Given exercise: From the entries below, copy every line holding the word "this".

Exercise material:
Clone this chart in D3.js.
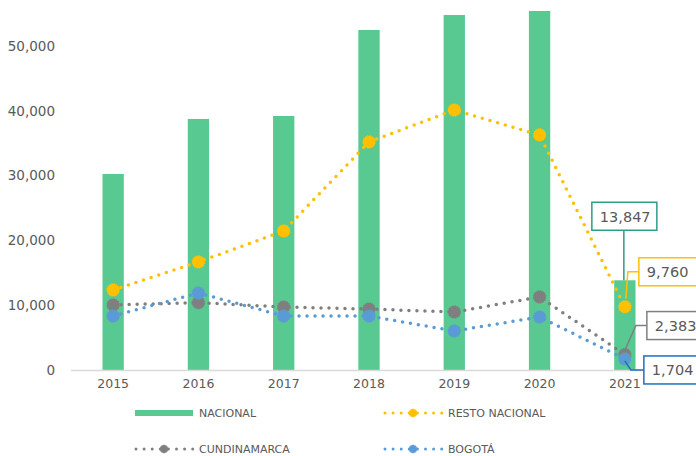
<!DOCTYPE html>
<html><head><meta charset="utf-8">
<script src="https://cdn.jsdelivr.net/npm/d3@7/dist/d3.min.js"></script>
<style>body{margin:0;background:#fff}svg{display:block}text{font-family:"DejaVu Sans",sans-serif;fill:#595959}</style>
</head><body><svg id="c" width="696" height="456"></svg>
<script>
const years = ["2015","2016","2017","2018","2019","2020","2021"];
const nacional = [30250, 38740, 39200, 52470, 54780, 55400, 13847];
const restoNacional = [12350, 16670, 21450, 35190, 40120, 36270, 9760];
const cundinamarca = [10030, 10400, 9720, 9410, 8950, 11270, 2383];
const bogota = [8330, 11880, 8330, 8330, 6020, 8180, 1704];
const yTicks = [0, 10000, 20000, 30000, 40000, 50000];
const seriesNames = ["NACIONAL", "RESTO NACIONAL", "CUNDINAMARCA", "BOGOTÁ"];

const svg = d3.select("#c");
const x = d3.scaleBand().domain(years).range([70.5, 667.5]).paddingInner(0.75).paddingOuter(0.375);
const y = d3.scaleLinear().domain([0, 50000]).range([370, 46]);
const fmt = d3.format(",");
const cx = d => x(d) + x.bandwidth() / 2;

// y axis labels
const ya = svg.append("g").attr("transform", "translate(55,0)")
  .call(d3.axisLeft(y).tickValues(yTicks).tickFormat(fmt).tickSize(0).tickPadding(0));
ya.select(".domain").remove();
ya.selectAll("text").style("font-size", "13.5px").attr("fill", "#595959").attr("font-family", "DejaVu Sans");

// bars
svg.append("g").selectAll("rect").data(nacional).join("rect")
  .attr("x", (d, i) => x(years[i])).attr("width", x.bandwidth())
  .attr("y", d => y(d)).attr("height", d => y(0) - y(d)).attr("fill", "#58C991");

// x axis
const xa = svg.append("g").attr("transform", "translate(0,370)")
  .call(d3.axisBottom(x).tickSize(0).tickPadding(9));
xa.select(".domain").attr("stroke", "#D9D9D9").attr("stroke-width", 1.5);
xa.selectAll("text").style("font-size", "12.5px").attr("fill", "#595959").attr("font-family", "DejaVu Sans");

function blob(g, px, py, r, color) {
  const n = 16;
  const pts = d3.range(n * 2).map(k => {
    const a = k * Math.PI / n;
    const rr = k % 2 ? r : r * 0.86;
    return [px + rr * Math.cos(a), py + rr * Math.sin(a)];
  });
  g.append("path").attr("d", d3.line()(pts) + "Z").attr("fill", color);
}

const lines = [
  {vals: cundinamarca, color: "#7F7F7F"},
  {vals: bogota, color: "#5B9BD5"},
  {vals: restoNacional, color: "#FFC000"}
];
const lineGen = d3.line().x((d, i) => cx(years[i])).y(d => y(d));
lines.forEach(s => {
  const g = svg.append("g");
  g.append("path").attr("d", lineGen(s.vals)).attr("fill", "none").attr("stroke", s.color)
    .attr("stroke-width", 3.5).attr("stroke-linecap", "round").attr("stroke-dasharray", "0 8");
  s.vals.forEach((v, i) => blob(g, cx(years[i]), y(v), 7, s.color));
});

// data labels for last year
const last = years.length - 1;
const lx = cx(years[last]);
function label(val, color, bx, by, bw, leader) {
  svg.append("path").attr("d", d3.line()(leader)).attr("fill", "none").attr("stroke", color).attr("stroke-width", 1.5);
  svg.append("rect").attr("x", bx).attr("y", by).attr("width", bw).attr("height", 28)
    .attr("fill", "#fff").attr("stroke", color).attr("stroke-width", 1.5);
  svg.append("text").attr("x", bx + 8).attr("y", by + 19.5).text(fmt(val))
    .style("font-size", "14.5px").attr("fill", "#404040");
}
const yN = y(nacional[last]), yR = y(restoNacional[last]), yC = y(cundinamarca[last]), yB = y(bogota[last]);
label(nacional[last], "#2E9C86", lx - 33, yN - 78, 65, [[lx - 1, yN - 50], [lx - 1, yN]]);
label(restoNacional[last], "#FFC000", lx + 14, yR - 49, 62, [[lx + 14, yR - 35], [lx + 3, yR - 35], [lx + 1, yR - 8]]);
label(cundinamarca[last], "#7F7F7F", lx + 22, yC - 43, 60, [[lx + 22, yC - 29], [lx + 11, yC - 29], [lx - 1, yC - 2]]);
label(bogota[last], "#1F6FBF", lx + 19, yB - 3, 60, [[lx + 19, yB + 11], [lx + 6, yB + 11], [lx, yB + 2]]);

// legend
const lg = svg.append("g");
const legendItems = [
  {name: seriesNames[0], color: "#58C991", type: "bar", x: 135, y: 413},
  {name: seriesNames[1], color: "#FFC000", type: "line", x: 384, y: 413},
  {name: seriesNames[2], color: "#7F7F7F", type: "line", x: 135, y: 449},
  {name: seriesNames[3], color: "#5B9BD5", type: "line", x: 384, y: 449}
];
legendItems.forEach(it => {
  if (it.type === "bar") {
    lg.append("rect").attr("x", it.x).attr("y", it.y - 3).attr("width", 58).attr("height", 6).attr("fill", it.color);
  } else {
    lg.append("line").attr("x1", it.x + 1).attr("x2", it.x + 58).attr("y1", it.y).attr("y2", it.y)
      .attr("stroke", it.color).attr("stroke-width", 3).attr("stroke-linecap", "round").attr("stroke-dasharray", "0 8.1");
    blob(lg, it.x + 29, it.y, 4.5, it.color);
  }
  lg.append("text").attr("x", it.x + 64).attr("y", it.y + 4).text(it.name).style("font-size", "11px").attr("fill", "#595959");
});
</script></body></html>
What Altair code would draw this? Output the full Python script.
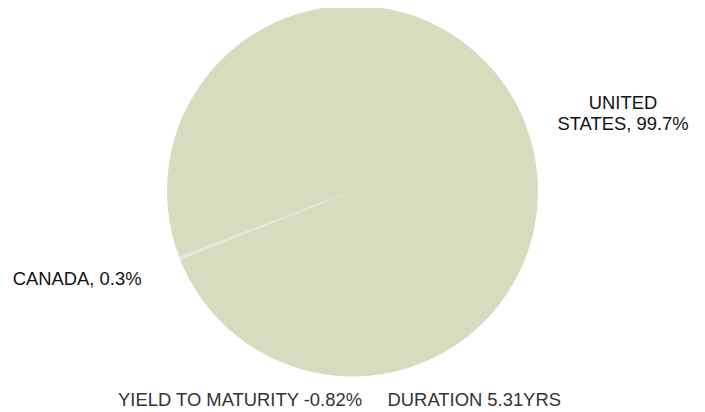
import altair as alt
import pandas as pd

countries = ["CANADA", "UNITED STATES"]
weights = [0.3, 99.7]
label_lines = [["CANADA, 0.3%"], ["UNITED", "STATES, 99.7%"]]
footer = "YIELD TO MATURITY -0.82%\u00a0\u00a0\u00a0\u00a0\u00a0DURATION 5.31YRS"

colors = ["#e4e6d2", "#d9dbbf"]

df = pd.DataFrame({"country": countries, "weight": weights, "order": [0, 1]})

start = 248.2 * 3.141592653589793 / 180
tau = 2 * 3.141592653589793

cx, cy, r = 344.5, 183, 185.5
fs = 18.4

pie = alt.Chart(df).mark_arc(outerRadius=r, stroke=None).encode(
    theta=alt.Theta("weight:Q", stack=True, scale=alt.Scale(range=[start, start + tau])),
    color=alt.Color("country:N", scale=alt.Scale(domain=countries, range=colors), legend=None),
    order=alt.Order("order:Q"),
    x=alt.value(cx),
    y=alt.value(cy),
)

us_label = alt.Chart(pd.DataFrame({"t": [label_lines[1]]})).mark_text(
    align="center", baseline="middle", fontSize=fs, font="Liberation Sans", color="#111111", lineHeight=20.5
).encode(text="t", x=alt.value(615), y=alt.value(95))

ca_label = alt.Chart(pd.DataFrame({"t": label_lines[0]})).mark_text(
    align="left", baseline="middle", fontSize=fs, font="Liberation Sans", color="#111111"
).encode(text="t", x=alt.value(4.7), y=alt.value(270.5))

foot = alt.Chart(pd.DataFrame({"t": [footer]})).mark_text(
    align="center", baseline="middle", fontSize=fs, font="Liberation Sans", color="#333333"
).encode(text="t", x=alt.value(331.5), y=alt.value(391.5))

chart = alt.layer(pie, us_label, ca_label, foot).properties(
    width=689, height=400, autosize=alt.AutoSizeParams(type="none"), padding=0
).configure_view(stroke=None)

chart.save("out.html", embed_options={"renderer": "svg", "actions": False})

Expected output:
Clone this chart in D3.js.
What Altair code would draw this? Output the full Python script.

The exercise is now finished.